Information provided:
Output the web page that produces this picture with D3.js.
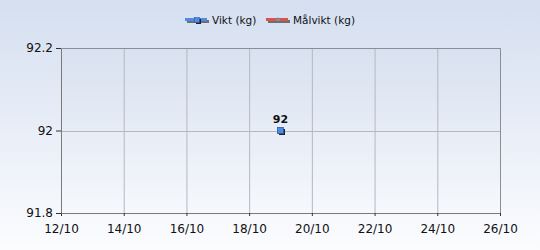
<!DOCTYPE html>
<html>
<head>
<meta charset="utf-8">
<script src="https://cdn.jsdelivr.net/npm/d3@7"></script>
<style>
  body { margin: 0; }
  svg { display: block; font-family: "DejaVu Sans", sans-serif; }
</style>
</head>
<body>
<svg id="chart" width="540" height="250"></svg>
<script>
// data
const dates = ["2014-10-19"];
const vikt = [92];
const malvikt = [];
const xTicks = ["2014-10-12", "2014-10-14", "2014-10-16", "2014-10-18", "2014-10-20", "2014-10-22", "2014-10-24", "2014-10-26"];
const yTicks = [91.8, 92, 92.2];
const seriesNames = ["Vikt (kg)", "Målvikt (kg)"];
const seriesColors = ["#4f8be3", "#d9534a"];

const svg = d3.select("#chart");
const width = +svg.attr("width");
const height = +svg.attr("height");
const margin = { top: 48, right: 40, bottom: 37, left: 61 };
const plotW = width - margin.left - margin.right;
const plotH = height - margin.top - margin.bottom;

const parse = d3.timeParse("%Y-%m-%d");

// background gradients
const defs = svg.append("defs");
const bg = defs.append("linearGradient").attr("id", "bg").attr("x1", 0).attr("y1", 0).attr("x2", 0).attr("y2", 1);
bg.append("stop").attr("offset", "0%").attr("stop-color", "#d5dff0");
bg.append("stop").attr("offset", "100%").attr("stop-color", "#fbfcfe");
const pg = defs.append("linearGradient").attr("id", "pg").attr("x1", 0).attr("y1", 0).attr("x2", 0).attr("y2", 1);
pg.append("stop").attr("offset", "0%").attr("stop-color", "#d8e1f0");
pg.append("stop").attr("offset", "100%").attr("stop-color", "#f6f8fc");

svg.append("rect").attr("width", width).attr("height", height).attr("fill", "url(#bg)");

const g = svg.append("g").attr("transform", `translate(${margin.left},${margin.top})`);
g.append("rect").attr("width", plotW).attr("height", plotH).attr("fill", "url(#pg)");

const x = d3.scaleTime()
    .domain([parse(xTicks[0]), parse(xTicks[xTicks.length - 1])])
    .range([0, plotW]);
const y = d3.scaleLinear()
    .domain([yTicks[0], yTicks[yTicks.length - 1]])
    .range([plotH, 0]);

// grid
g.append("g")
  .selectAll("line.vg")
  .data(xTicks.slice(1))
  .join("line")
  .attr("x1", d => x(parse(d)) + 0.5).attr("x2", d => x(parse(d)) + 0.5)
  .attr("y1", 0).attr("y2", plotH)
  .attr("stroke", "#b4b8c0").attr("stroke-width", 1);
g.append("g")
  .selectAll("line.hg")
  .data(yTicks.slice(1, -1))
  .join("line")
  .attr("x1", 0).attr("x2", plotW)
  .attr("y1", d => Math.round(y(d)) + 0.5).attr("y2", d => Math.round(y(d)) + 0.5)
  .attr("stroke", "#b4b8c0").attr("stroke-width", 1);

// frame top / right
g.append("path")
  .attr("d", `M0.5,0.5H${plotW + 0.5}V${plotH}`)
  .attr("fill", "none").attr("stroke", "#8a8f96");

// axes
const xAxis = d3.axisBottom(x)
    .tickValues(xTicks.map(parse))
    .tickFormat(d3.timeFormat("%d/%m"))
    .tickSizeOuter(0).tickSizeInner(3).tickPadding(8);
const yAxis = d3.axisLeft(y)
    .tickValues(yTicks)
    .tickFormat(d => d3.format("")(d))
    .tickSizeOuter(0).tickSizeInner(5).tickPadding(3);

const xg = g.append("g").attr("transform", `translate(0,${plotH})`).call(xAxis);
const yg = g.append("g").call(yAxis);
[xg, yg].forEach(a => {
  a.select(".domain").attr("stroke", "#7a7a7a");
  a.selectAll(".tick line").attr("stroke", "#333");
  a.selectAll(".tick text").attr("fill", "#111").style("font-size", "12px").style("font-family", "DejaVu Sans");
});

// series: vikt points
const pts = dates.map((d, i) => ({ date: parse(d), value: vikt[i] }));
const line = d3.line().x(d => x(d.date)).y(d => y(d.value));
g.append("path").datum(pts).attr("d", line).attr("fill", "none").attr("stroke", seriesColors[0]).attr("stroke-width", 2);

g.selectAll("rect.shadow")
  .data(pts)
  .join("rect")
  .attr("x", d => x(d.date) - 1.5).attr("y", d => y(d.value) - 1.5)
  .attr("width", 6).attr("height", 6)
  .attr("fill", "#222");
g.selectAll("rect.pt")
  .data(pts)
  .join("rect")
  .attr("x", d => x(d.date) - 3).attr("y", d => y(d.value) - 3)
  .attr("width", 6).attr("height", 6)
  .attr("fill", seriesColors[0]).attr("stroke", "#2a5db0").attr("stroke-width", 0.8);
g.selectAll("text.lbl")
  .data(pts)
  .join("text")
  .attr("x", d => x(d.date))
  .attr("y", d => y(d.value) - 8)
  .attr("text-anchor", "middle")
  .style("font-size", "11px")
  .style("font-weight", "bold")
  .attr("fill", "#111")
  .text(d => d.value);

// legend
const legend = svg.append("g").attr("transform", "translate(185,20)");
const legendX = [0, 81];
seriesNames.forEach((name, i) => {
  const lg = legend.append("g").attr("transform", `translate(${legendX[i]},0)`);
  lg.append("rect").attr("x", 2).attr("y", 0).attr("width", 22).attr("height", 3).attr("fill", "#6d6f73");
  lg.append("rect").attr("x", 0).attr("y", -2).attr("width", 22).attr("height", 3).attr("fill", seriesColors[i]);
  if (i === 0) {
    lg.append("rect").attr("x", 11).attr("y", -1).attr("width", 5).attr("height", 5).attr("fill", "#222");
    lg.append("rect").attr("x", 9.5).attr("y", -2.5).attr("width", 5).attr("height", 5).attr("fill", seriesColors[0]).attr("stroke", "#2a5db0").attr("stroke-width", 0.6);
  } else {
    lg.append("path").attr("d", "M9,1L12,-3L15,1Z").attr("fill", "#8a8a8a");
  }
  lg.append("text")
    .attr("x", 27).attr("y", 0)
    .attr("dy", "0.35em")
    .style("font-size", "10.5px")
    .attr("fill", "#111")
    .text(name);
});
</script>
</body>
</html>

Written exercise: Are you able to set down all the lines above exactly, without any pictures?

Response to the exercise:
Output the web page that produces this picture with D3.js.
<!DOCTYPE html>
<html>
<head>
<meta charset="utf-8">
<script src="https://cdn.jsdelivr.net/npm/d3@7"></script>
<style>
  body { margin: 0; }
  svg { display: block; font-family: "DejaVu Sans", sans-serif; }
</style>
</head>
<body>
<svg id="chart" width="540" height="250"></svg>
<script>
// data
const dates = ["2014-10-19"];
const vikt = [92];
const malvikt = [];
const xTicks = ["2014-10-12", "2014-10-14", "2014-10-16", "2014-10-18", "2014-10-20", "2014-10-22", "2014-10-24", "2014-10-26"];
const yTicks = [91.8, 92, 92.2];
const seriesNames = ["Vikt (kg)", "Målvikt (kg)"];
const seriesColors = ["#4f8be3", "#d9534a"];

const svg = d3.select("#chart");
const width = +svg.attr("width");
const height = +svg.attr("height");
const margin = { top: 48, right: 40, bottom: 37, left: 61 };
const plotW = width - margin.left - margin.right;
const plotH = height - margin.top - margin.bottom;

const parse = d3.timeParse("%Y-%m-%d");

// background gradients
const defs = svg.append("defs");
const bg = defs.append("linearGradient").attr("id", "bg").attr("x1", 0).attr("y1", 0).attr("x2", 0).attr("y2", 1);
bg.append("stop").attr("offset", "0%").attr("stop-color", "#d5dff0");
bg.append("stop").attr("offset", "100%").attr("stop-color", "#fbfcfe");
const pg = defs.append("linearGradient").attr("id", "pg").attr("x1", 0).attr("y1", 0).attr("x2", 0).attr("y2", 1);
pg.append("stop").attr("offset", "0%").attr("stop-color", "#d8e1f0");
pg.append("stop").attr("offset", "100%").attr("stop-color", "#f6f8fc");

svg.append("rect").attr("width", width).attr("height", height).attr("fill", "url(#bg)");

const g = svg.append("g").attr("transform", `translate(${margin.left},${margin.top})`);
g.append("rect").attr("width", plotW).attr("height", plotH).attr("fill", "url(#pg)");

const x = d3.scaleTime()
    .domain([parse(xTicks[0]), parse(xTicks[xTicks.length - 1])])
    .range([0, plotW]);
const y = d3.scaleLinear()
    .domain([yTicks[0], yTicks[yTicks.length - 1]])
    .range([plotH, 0]);

// grid
g.append("g")
  .selectAll("line.vg")
  .data(xTicks.slice(1))
  .join("line")
  .attr("x1", d => x(parse(d)) + 0.5).attr("x2", d => x(parse(d)) + 0.5)
  .attr("y1", 0).attr("y2", plotH)
  .attr("stroke", "#b4b8c0").attr("stroke-width", 1);
g.append("g")
  .selectAll("line.hg")
  .data(yTicks.slice(1, -1))
  .join("line")
  .attr("x1", 0).attr("x2", plotW)
  .attr("y1", d => Math.round(y(d)) + 0.5).attr("y2", d => Math.round(y(d)) + 0.5)
  .attr("stroke", "#b4b8c0").attr("stroke-width", 1);

// frame top / right
g.append("path")
  .attr("d", `M0.5,0.5H${plotW + 0.5}V${plotH}`)
  .attr("fill", "none").attr("stroke", "#8a8f96");

// axes
const xAxis = d3.axisBottom(x)
    .tickValues(xTicks.map(parse))
    .tickFormat(d3.timeFormat("%d/%m"))
    .tickSizeOuter(0).tickSizeInner(3).tickPadding(8);
const yAxis = d3.axisLeft(y)
    .tickValues(yTicks)
    .tickFormat(d => d3.format("")(d))
    .tickSizeOuter(0).tickSizeInner(5).tickPadding(3);

const xg = g.append("g").attr("transform", `translate(0,${plotH})`).call(xAxis);
const yg = g.append("g").call(yAxis);
[xg, yg].forEach(a => {
  a.select(".domain").attr("stroke", "#7a7a7a");
  a.selectAll(".tick line").attr("stroke", "#333");
  a.selectAll(".tick text").attr("fill", "#111").style("font-size", "12px").style("font-family", "DejaVu Sans");
});

// series: vikt points
const pts = dates.map((d, i) => ({ date: parse(d), value: vikt[i] }));
const line = d3.line().x(d => x(d.date)).y(d => y(d.value));
g.append("path").datum(pts).attr("d", line).attr("fill", "none").attr("stroke", seriesColors[0]).attr("stroke-width", 2);

g.selectAll("rect.shadow")
  .data(pts)
  .join("rect")
  .attr("x", d => x(d.date) - 1.5).attr("y", d => y(d.value) - 1.5)
  .attr("width", 6).attr("height", 6)
  .attr("fill", "#222");
g.selectAll("rect.pt")
  .data(pts)
  .join("rect")
  .attr("x", d => x(d.date) - 3).attr("y", d => y(d.value) - 3)
  .attr("width", 6).attr("height", 6)
  .attr("fill", seriesColors[0]).attr("stroke", "#2a5db0").attr("stroke-width", 0.8);
g.selectAll("text.lbl")
  .data(pts)
  .join("text")
  .attr("x", d => x(d.date))
  .attr("y", d => y(d.value) - 8)
  .attr("text-anchor", "middle")
  .style("font-size", "11px")
  .style("font-weight", "bold")
  .attr("fill", "#111")
  .text(d => d.value);

// legend
const legend = svg.append("g").attr("transform", "translate(185,20)");
const legendX = [0, 81];
seriesNames.forEach((name, i) => {
  const lg = legend.append("g").attr("transform", `translate(${legendX[i]},0)`);
  lg.append("rect").attr("x", 2).attr("y", 0).attr("width", 22).attr("height", 3).attr("fill", "#6d6f73");
  lg.append("rect").attr("x", 0).attr("y", -2).attr("width", 22).attr("height", 3).attr("fill", seriesColors[i]);
  if (i === 0) {
    lg.append("rect").attr("x", 11).attr("y", -1).attr("width", 5).attr("height", 5).attr("fill", "#222");
    lg.append("rect").attr("x", 9.5).attr("y", -2.5).attr("width", 5).attr("height", 5).attr("fill", seriesColors[0]).attr("stroke", "#2a5db0").attr("stroke-width", 0.6);
  } else {
    lg.append("path").attr("d", "M9,1L12,-3L15,1Z").attr("fill", "#8a8a8a");
  }
  lg.append("text")
    .attr("x", 27).attr("y", 0)
    .attr("dy", "0.35em")
    .style("font-size", "10.5px")
    .attr("fill", "#111")
    .text(name);
});
</script>
</body>
</html>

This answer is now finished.